• Exercise goal
Looking through the listing, how many of its lines hold the word "chart"? Answer with only the number.

+++ Material

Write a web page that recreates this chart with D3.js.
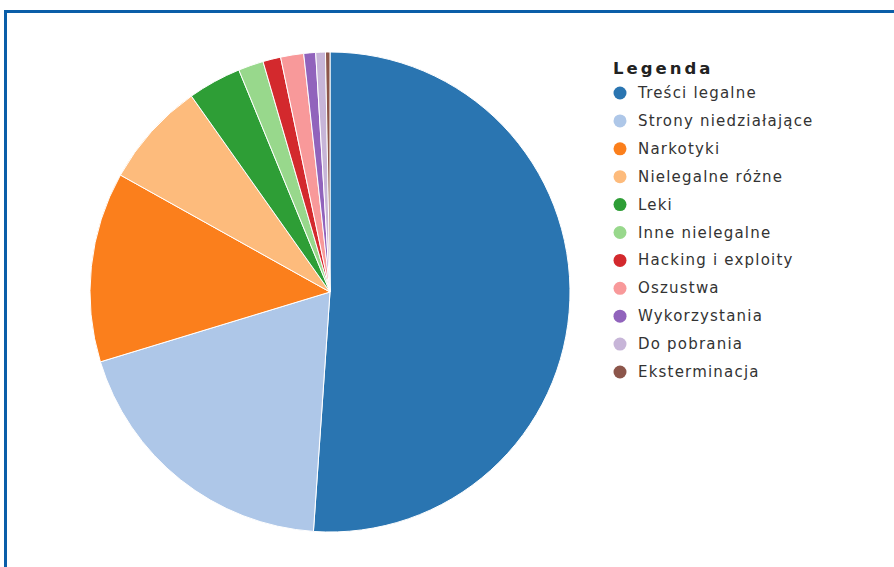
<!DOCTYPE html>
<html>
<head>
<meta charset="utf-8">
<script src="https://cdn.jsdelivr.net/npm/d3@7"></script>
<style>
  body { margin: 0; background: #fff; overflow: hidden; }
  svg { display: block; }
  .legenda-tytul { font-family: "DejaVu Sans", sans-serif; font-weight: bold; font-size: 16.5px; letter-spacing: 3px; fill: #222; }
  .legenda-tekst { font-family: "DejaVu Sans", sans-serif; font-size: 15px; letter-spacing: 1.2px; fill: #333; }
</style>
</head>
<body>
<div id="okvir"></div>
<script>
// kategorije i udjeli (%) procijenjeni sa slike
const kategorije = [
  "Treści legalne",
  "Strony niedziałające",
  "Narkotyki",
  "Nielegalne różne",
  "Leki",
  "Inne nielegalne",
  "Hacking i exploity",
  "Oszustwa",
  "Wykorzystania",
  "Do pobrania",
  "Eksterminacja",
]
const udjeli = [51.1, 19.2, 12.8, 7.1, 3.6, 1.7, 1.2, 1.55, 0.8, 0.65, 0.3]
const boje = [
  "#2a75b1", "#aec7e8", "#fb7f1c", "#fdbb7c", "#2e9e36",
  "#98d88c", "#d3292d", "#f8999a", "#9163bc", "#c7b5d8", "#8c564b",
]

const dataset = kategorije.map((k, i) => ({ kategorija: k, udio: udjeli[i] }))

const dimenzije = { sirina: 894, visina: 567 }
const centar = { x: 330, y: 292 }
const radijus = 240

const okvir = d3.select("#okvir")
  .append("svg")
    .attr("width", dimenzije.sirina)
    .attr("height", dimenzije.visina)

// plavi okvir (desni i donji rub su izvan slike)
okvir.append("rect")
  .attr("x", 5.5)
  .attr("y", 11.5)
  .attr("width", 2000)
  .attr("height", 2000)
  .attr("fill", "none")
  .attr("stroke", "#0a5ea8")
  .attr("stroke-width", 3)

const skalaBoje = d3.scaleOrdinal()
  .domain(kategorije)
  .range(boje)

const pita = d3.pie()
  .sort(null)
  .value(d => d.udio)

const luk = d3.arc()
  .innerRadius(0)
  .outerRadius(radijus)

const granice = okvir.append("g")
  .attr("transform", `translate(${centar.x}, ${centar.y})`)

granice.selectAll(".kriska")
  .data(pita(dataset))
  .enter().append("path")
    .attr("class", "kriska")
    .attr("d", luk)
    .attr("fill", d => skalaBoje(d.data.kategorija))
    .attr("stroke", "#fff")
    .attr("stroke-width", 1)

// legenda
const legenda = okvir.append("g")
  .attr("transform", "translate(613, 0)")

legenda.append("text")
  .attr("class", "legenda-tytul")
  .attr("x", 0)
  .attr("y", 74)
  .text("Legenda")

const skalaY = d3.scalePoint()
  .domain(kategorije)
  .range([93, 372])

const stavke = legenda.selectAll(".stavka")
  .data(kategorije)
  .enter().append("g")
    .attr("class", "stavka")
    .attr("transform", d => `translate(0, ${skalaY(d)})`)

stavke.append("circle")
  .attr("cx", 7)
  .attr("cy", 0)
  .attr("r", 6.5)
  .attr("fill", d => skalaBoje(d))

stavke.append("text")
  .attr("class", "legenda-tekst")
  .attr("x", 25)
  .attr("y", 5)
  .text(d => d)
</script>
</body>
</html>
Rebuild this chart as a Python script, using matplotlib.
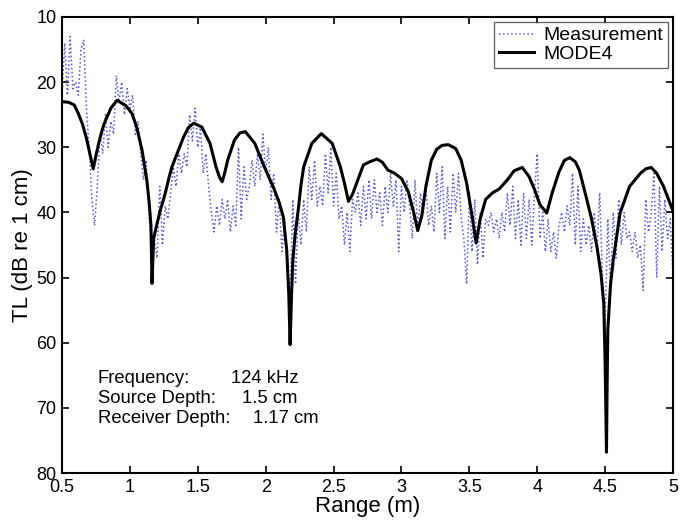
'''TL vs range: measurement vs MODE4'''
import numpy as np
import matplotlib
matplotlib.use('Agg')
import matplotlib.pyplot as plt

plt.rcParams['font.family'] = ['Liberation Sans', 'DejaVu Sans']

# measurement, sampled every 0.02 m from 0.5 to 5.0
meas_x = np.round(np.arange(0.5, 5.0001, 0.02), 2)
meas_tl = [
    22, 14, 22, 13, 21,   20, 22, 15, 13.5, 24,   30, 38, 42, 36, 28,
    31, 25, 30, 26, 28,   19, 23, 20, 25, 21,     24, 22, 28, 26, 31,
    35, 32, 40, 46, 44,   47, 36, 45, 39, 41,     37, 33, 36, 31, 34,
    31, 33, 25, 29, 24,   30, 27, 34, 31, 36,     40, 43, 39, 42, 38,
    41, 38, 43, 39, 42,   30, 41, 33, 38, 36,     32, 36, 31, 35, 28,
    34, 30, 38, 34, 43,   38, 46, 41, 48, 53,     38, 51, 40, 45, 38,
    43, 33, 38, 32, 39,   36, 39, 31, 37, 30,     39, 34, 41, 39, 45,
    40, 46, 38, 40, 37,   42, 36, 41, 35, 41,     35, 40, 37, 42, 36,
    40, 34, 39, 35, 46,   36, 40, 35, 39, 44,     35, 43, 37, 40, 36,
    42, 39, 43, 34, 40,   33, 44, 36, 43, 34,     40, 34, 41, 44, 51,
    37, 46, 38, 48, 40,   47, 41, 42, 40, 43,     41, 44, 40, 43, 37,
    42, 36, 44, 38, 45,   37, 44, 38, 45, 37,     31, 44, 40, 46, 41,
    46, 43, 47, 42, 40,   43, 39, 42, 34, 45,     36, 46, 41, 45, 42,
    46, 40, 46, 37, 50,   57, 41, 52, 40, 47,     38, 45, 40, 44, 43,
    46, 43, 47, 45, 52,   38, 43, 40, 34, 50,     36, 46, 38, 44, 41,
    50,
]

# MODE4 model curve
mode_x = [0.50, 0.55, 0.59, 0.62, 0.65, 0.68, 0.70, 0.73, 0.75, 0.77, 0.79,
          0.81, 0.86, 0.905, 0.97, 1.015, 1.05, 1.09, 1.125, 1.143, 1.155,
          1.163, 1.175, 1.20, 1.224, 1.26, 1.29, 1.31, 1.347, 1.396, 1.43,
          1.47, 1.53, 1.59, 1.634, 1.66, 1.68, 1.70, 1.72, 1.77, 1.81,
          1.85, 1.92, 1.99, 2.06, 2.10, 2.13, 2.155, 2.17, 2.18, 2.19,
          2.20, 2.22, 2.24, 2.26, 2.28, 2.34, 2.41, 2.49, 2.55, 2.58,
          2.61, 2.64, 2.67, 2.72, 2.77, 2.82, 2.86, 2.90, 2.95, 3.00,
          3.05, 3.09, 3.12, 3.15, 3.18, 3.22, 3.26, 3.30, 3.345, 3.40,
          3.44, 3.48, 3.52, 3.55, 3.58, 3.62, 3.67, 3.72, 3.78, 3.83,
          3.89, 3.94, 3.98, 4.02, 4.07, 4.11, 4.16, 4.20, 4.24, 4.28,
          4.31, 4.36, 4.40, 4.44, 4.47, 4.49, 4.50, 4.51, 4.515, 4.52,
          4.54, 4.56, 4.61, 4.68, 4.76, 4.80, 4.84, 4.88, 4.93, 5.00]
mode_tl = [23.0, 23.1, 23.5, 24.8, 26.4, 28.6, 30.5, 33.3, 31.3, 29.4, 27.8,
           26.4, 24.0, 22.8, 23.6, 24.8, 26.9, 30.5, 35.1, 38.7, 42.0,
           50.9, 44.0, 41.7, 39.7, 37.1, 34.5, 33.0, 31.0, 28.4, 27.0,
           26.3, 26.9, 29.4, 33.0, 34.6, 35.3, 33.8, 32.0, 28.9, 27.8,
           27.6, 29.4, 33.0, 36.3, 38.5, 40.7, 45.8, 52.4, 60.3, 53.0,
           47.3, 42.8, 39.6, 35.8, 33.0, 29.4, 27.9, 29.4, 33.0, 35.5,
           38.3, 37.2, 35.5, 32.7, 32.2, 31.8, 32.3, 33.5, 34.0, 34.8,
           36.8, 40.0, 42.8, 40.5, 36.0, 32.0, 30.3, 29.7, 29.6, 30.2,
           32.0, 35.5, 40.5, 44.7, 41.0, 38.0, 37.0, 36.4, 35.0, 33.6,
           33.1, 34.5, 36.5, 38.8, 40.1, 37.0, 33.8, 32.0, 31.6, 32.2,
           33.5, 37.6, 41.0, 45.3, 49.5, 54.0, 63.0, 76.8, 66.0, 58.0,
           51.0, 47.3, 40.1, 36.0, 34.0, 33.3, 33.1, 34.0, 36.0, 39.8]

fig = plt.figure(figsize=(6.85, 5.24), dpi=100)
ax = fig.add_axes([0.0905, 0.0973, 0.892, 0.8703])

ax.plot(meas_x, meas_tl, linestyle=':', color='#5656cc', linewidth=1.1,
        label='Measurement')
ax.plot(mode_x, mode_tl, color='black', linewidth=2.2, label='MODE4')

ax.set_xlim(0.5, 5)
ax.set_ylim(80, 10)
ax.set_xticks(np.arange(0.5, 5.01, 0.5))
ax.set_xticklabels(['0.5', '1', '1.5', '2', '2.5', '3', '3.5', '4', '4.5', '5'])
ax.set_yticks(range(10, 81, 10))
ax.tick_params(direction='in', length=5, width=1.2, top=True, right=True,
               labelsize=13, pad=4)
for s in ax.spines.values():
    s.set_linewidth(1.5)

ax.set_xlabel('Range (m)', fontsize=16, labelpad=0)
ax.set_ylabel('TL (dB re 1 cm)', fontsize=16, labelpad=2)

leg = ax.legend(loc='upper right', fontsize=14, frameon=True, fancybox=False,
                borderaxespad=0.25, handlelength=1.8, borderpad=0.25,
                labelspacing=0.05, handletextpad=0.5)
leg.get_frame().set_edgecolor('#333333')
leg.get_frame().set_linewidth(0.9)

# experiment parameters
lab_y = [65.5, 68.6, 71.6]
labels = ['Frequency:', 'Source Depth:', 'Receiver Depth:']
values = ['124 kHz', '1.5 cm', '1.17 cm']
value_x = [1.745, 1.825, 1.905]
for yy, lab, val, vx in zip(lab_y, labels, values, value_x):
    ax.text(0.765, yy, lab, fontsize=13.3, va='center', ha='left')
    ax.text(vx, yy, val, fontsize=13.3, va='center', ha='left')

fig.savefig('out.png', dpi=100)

++++++

• Final answer
2